Simply stated, the government's failure to admit the certified record of Mr. Corral's DUI conviction from the San Bernardino Superior Court was fatal to its case against Mr. Corral and its ability to prove him guilty of the charged crime. Accordingly, the Court VACATES Mr. Corral's conviction and sentence. Because the government failed to present sufficient evidence that Mr. Corral sustained a DUI conviction, the Court also ENTERS a judgment of acquittal in his favor.

FootNotes


1. Mr. Corral argues in the alternative that the government violated the Speedy Trial Act, so his case must be dismissed with prejudice. (See generally Dkt. 10.) Mr. Corral also claims, and the government agrees, that the case should at the very least be remanded so that the magistrate judge can correct the judgment because it is inconsistent with the oral sentence she imposed. (Id. at 44-46; Dkt. 13 at 1 n.1.) Since the Court finds that the government failed to present sufficient evidence to prove Mr. Corral guilty of the charged crime, the Court need not consider Mr. Corral's alternative arguments.
2. This statute, however, "does not prohibit a person who is participating in, or has completed, an alcohol or drug rehabilitation program from driving a motor vehicle that is owned or utilized by the person's employer, during the course of employment on private property that is owned or utilized by the employer, except an offstreet parking facility." Cal.

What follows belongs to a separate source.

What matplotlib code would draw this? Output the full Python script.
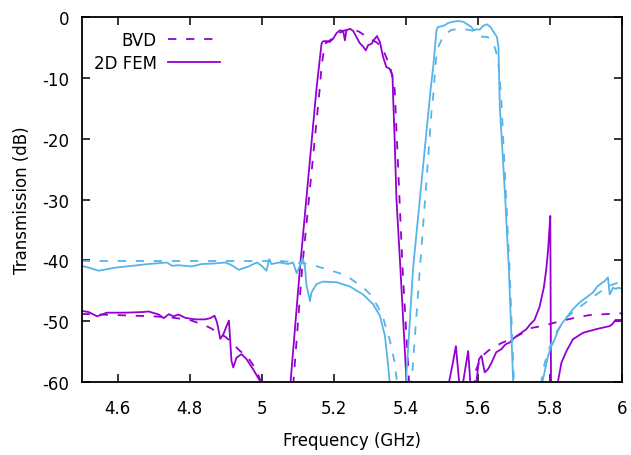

Veh. Code § 14601.2(i).
3. Although Mr. Corral admitted at trial that his license was suspended when he entered the military base on June 15, 2016, he was never asked, nor did he ever explain, why his license was suspended. (ER 212, 215, 220, 221; see generally ER 212-22.)
4. Mr. Windover also noted that the DMV record indicated that on July 17, 2014, Mr. Corral was convicted of violating California Vehicle Code § 14601.1 for driving with a suspended or revoked license. (ER 162.)
5. Tellingly, the government had sought to introduce a certified record of Mr. Corral's DUI conviction from the San Bernardino Superior Court, but the magistrate judge had excluded that certified record as a sanction for the government's failure to timely disclose it to defense counsel prior to trial as required by Federal Rule of Criminal Procedure 16. (ER 176.)